▸ Collected material

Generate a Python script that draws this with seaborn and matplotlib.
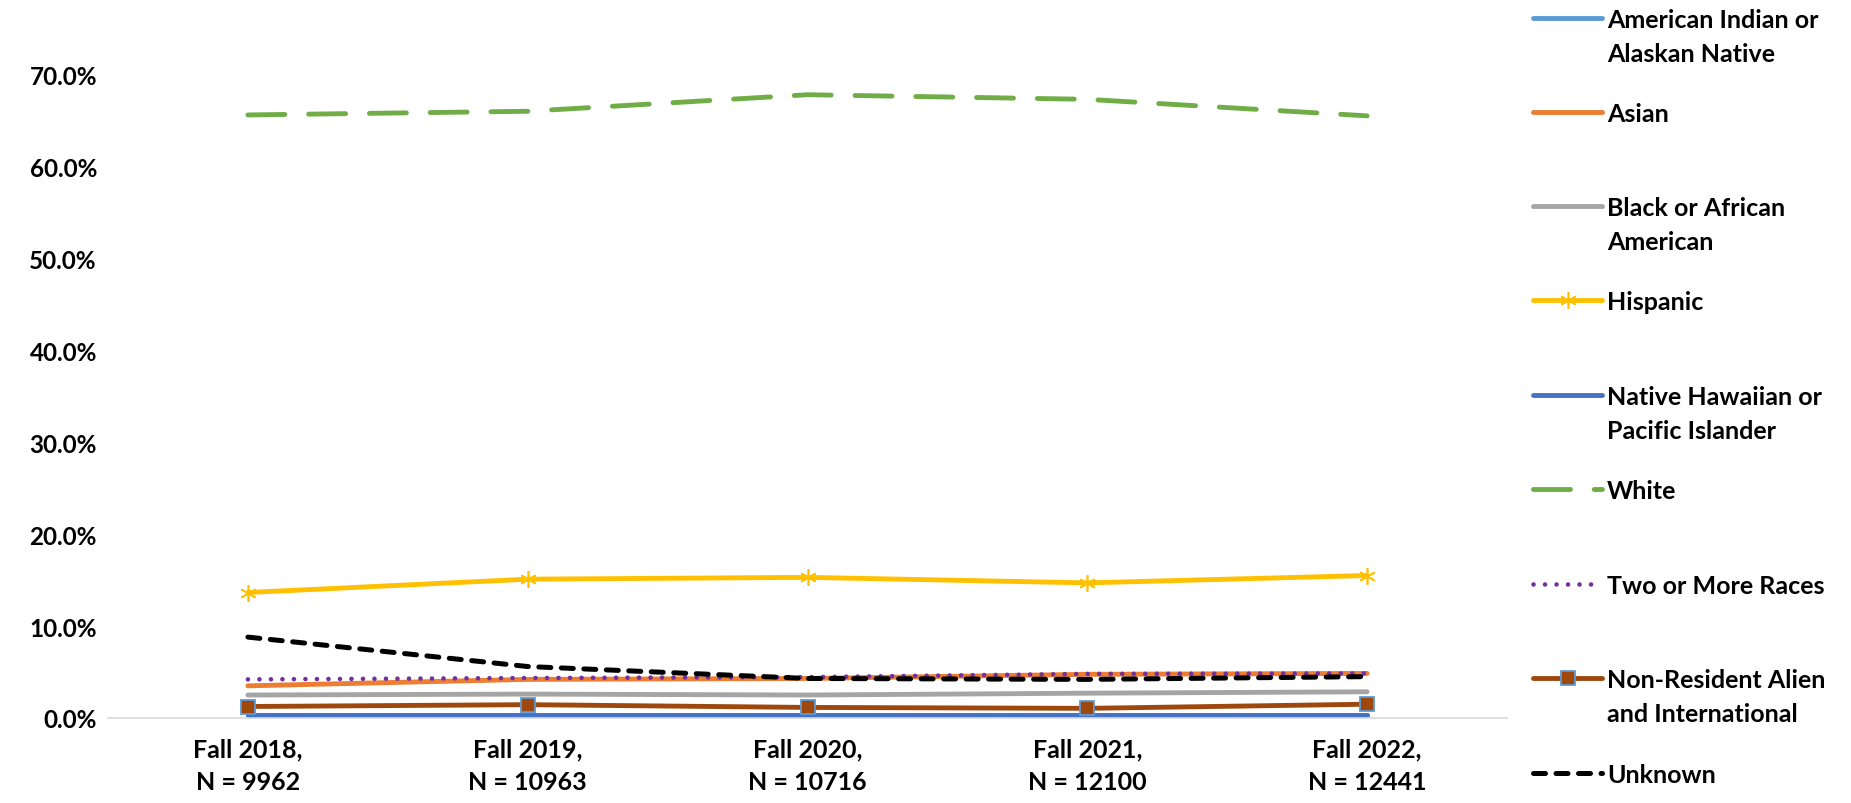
import numpy as np
import pandas as pd
import matplotlib
matplotlib.use("Agg")
import matplotlib.pyplot as plt
from matplotlib.lines import Line2D
from matplotlib.ticker import FuncFormatter
import seaborn as sns

# ---------------- data ----------------
terms = ["Fall 2018,\nN = 9962", "Fall 2019,\nN = 10963", "Fall 2020,\nN = 10716",
         "Fall 2021,\nN = 12100", "Fall 2022,\nN = 12441"]
series_names = ["American Indian or\nAlaskan Native", "Asian", "Black or African\nAmerican",
                "Hispanic", "Native Hawaiian or\nPacific Islander", "White",
                "Two or More Races", "Non-Resident Alien\nand International", "Unknown"]
american_indian = [0.3, 0.3, 0.3, 0.3, 0.3]
asian = [3.5, 4.2, 4.3, 4.75, 4.85]
black = [2.5, 2.6, 2.5, 2.7, 2.85]
hispanic = [13.65, 15.1, 15.3, 14.7, 15.5]
native_hawaiian = [0.3, 0.3, 0.3, 0.3, 0.3]
white = [65.6, 66.0, 67.8, 67.3, 65.5]
two_or_more = [4.2, 4.35, 4.45, 4.8, 4.85]
non_resident = [1.25, 1.45, 1.15, 1.05, 1.5]
unknown = [8.8, 5.6, 4.3, 4.2, 4.5]
y_ticks = [0, 10, 20, 30, 40, 50, 60, 70]

values = [american_indian, asian, black, hispanic, native_hawaiian, white,
          two_or_more, non_resident, unknown]

# ---------------- styles ----------------
LW = 3.5
styles = [
    dict(color="#5B9BD5", linestyle="-"),
    dict(color="#ED7D31", linestyle="-"),
    dict(color="#A5A5A5", linestyle="-"),
    dict(color="#FFC000", linestyle="-", marker=(6, 2, 0), markersize=12,
         markeredgewidth=1.2, markeredgecolor="#FFC000"),
    dict(color="#4472C4", linestyle="-"),
    dict(color="#70AD47", linestyle=(0, (7.6, 4.9))),
    dict(color="#7030A0", linestyle=(0, (0.01, 2.5)), lw=3.3),
    dict(color="#9E480E", linestyle="-", marker="s", markersize=10.5,
         markerfacecolor="#9E480E", markeredgecolor="#5B9BD5", markeredgewidth=1.3),
    dict(color="#000000", linestyle=(0, (2.4, 2.1)), lw=3.6),
]

sns.set_theme(style="white")
plt.rcParams["font.family"] = ["Lato", "DejaVu Sans"]

W, H = 1851, 804
fig = plt.figure(figsize=(W / 100, H / 100), dpi=100)
ax = fig.add_axes([108 / W, (H - 719) / H, (1507 - 108) / W, (719 - 75.5) / H])

x = np.arange(len(terms))
for vals, st in zip(values, styles):
    kw = dict(st)
    lw = kw.pop("lw", LW)
    df = pd.DataFrame({"x": x, "y": vals})
    sns.lineplot(data=df, x="x", y="y", ax=ax, lw=lw, errorbar=None,
                 solid_capstyle="round", dash_capstyle="round", clip_on=False, **kw)

ax.set_xlim(-0.5, len(terms) - 0.5)
ax.set_ylim(0, 70)
ax.set_xlabel("")
ax.set_ylabel("")
ax.set_yticks(y_ticks)
ax.yaxis.set_major_formatter(FuncFormatter(lambda v, p: f"{v:.1f}%"))
ax.set_xticks(x)
ax.set_xticklabels(terms, linespacing=1.5)
for lab in ax.get_yticklabels():
    lab.set_fontweight("bold")
    lab.set_fontsize(17.5)
    lab.set_color("black")
for lab in ax.get_xticklabels():
    lab.set_fontweight("bold")
    lab.set_fontsize(18)
    lab.set_color("black")
ax.tick_params(axis="y", length=0, pad=8)
ax.tick_params(axis="x", length=0, pad=14)
for s in ["left", "right", "top"]:
    ax.spines[s].set_visible(False)
ax.spines["bottom"].set_color("#D9D9D9")
ax.spines["bottom"].set_linewidth(1.2)
ax.grid(False)

# ---------------- legend (drawn to match Excel layout) ----------------
legend_y = [19, 113, 207, 301, 396, 490, 585, 679, 774]
hx0, hx1, tx = 1533, 1602, 1607
for name, st, yy in zip(series_names, styles, legend_y):
    kw = dict(st)
    lw = kw.pop("lw", LW)
    marker = kw.pop("marker", None)
    mkw = {k: kw.pop(k) for k in list(kw) if k.startswith("marker")}
    yf = 1 - yy / H
    fig.add_artist(Line2D([hx0 / W, hx1 / W], [yf, yf], transform=fig.transFigure,
                          lw=lw, solid_capstyle="round", dash_capstyle="round", **kw))
    if marker is not None:
        fig.add_artist(Line2D([(hx0 + hx1) / 2 / W], [yf], transform=fig.transFigure,
                              marker=marker, linestyle="none", color=kw["color"], **mkw))
    for i, line in enumerate(name.split("\n")):
        fig.text(tx / W, 1 - (yy + 9 + 34 * i) / H, line, fontsize=18,
                 fontweight="bold", color="black", va="baseline", ha="left")

fig.savefig("out.png", dpi=100, facecolor="white")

▸ Your instructions
Leave out all pictures, then copy the remaining material exactly.

▸ Finished task
Generate a Python script that draws this with seaborn and matplotlib.
import numpy as np
import pandas as pd
import matplotlib
matplotlib.use("Agg")
import matplotlib.pyplot as plt
from matplotlib.lines import Line2D
from matplotlib.ticker import FuncFormatter
import seaborn as sns

# ---------------- data ----------------
terms = ["Fall 2018,\nN = 9962", "Fall 2019,\nN = 10963", "Fall 2020,\nN = 10716",
         "Fall 2021,\nN = 12100", "Fall 2022,\nN = 12441"]
series_names = ["American Indian or\nAlaskan Native", "Asian", "Black or African\nAmerican",
                "Hispanic", "Native Hawaiian or\nPacific Islander", "White",
                "Two or More Races", "Non-Resident Alien\nand International", "Unknown"]
american_indian = [0.3, 0.3, 0.3, 0.3, 0.3]
asian = [3.5, 4.2, 4.3, 4.75, 4.85]
black = [2.5, 2.6, 2.5, 2.7, 2.85]
hispanic = [13.65, 15.1, 15.3, 14.7, 15.5]
native_hawaiian = [0.3, 0.3, 0.3, 0.3, 0.3]
white = [65.6, 66.0, 67.8, 67.3, 65.5]
two_or_more = [4.2, 4.35, 4.45, 4.8, 4.85]
non_resident = [1.25, 1.45, 1.15, 1.05, 1.5]
unknown = [8.8, 5.6, 4.3, 4.2, 4.5]
y_ticks = [0, 10, 20, 30, 40, 50, 60, 70]

values = [american_indian, asian, black, hispanic, native_hawaiian, white,
          two_or_more, non_resident, unknown]

# ---------------- styles ----------------
LW = 3.5
styles = [
    dict(color="#5B9BD5", linestyle="-"),
    dict(color="#ED7D31", linestyle="-"),
    dict(color="#A5A5A5", linestyle="-"),
    dict(color="#FFC000", linestyle="-", marker=(6, 2, 0), markersize=12,
         markeredgewidth=1.2, markeredgecolor="#FFC000"),
    dict(color="#4472C4", linestyle="-"),
    dict(color="#70AD47", linestyle=(0, (7.6, 4.9))),
    dict(color="#7030A0", linestyle=(0, (0.01, 2.5)), lw=3.3),
    dict(color="#9E480E", linestyle="-", marker="s", markersize=10.5,
         markerfacecolor="#9E480E", markeredgecolor="#5B9BD5", markeredgewidth=1.3),
    dict(color="#000000", linestyle=(0, (2.4, 2.1)), lw=3.6),
]

sns.set_theme(style="white")
plt.rcParams["font.family"] = ["Lato", "DejaVu Sans"]

W, H = 1851, 804
fig = plt.figure(figsize=(W / 100, H / 100), dpi=100)
ax = fig.add_axes([108 / W, (H - 719) / H, (1507 - 108) / W, (719 - 75.5) / H])

x = np.arange(len(terms))
for vals, st in zip(values, styles):
    kw = dict(st)
    lw = kw.pop("lw", LW)
    df = pd.DataFrame({"x": x, "y": vals})
    sns.lineplot(data=df, x="x", y="y", ax=ax, lw=lw, errorbar=None,
                 solid_capstyle="round", dash_capstyle="round", clip_on=False, **kw)

ax.set_xlim(-0.5, len(terms) - 0.5)
ax.set_ylim(0, 70)
ax.set_xlabel("")
ax.set_ylabel("")
ax.set_yticks(y_ticks)
ax.yaxis.set_major_formatter(FuncFormatter(lambda v, p: f"{v:.1f}%"))
ax.set_xticks(x)
ax.set_xticklabels(terms, linespacing=1.5)
for lab in ax.get_yticklabels():
    lab.set_fontweight("bold")
    lab.set_fontsize(17.5)
    lab.set_color("black")
for lab in ax.get_xticklabels():
    lab.set_fontweight("bold")
    lab.set_fontsize(18)
    lab.set_color("black")
ax.tick_params(axis="y", length=0, pad=8)
ax.tick_params(axis="x", length=0, pad=14)
for s in ["left", "right", "top"]:
    ax.spines[s].set_visible(False)
ax.spines["bottom"].set_color("#D9D9D9")
ax.spines["bottom"].set_linewidth(1.2)
ax.grid(False)

# ---------------- legend (drawn to match Excel layout) ----------------
legend_y = [19, 113, 207, 301, 396, 490, 585, 679, 774]
hx0, hx1, tx = 1533, 1602, 1607
for name, st, yy in zip(series_names, styles, legend_y):
    kw = dict(st)
    lw = kw.pop("lw", LW)
    marker = kw.pop("marker", None)
    mkw = {k: kw.pop(k) for k in list(kw) if k.startswith("marker")}
    yf = 1 - yy / H
    fig.add_artist(Line2D([hx0 / W, hx1 / W], [yf, yf], transform=fig.transFigure,
                          lw=lw, solid_capstyle="round", dash_capstyle="round", **kw))
    if marker is not None:
        fig.add_artist(Line2D([(hx0 + hx1) / 2 / W], [yf], transform=fig.transFigure,
                              marker=marker, linestyle="none", color=kw["color"], **mkw))
    for i, line in enumerate(name.split("\n")):
        fig.text(tx / W, 1 - (yy + 9 + 34 * i) / H, line, fontsize=18,
                 fontweight="bold", color="black", va="baseline", ha="left")

fig.savefig("out.png", dpi=100, facecolor="white")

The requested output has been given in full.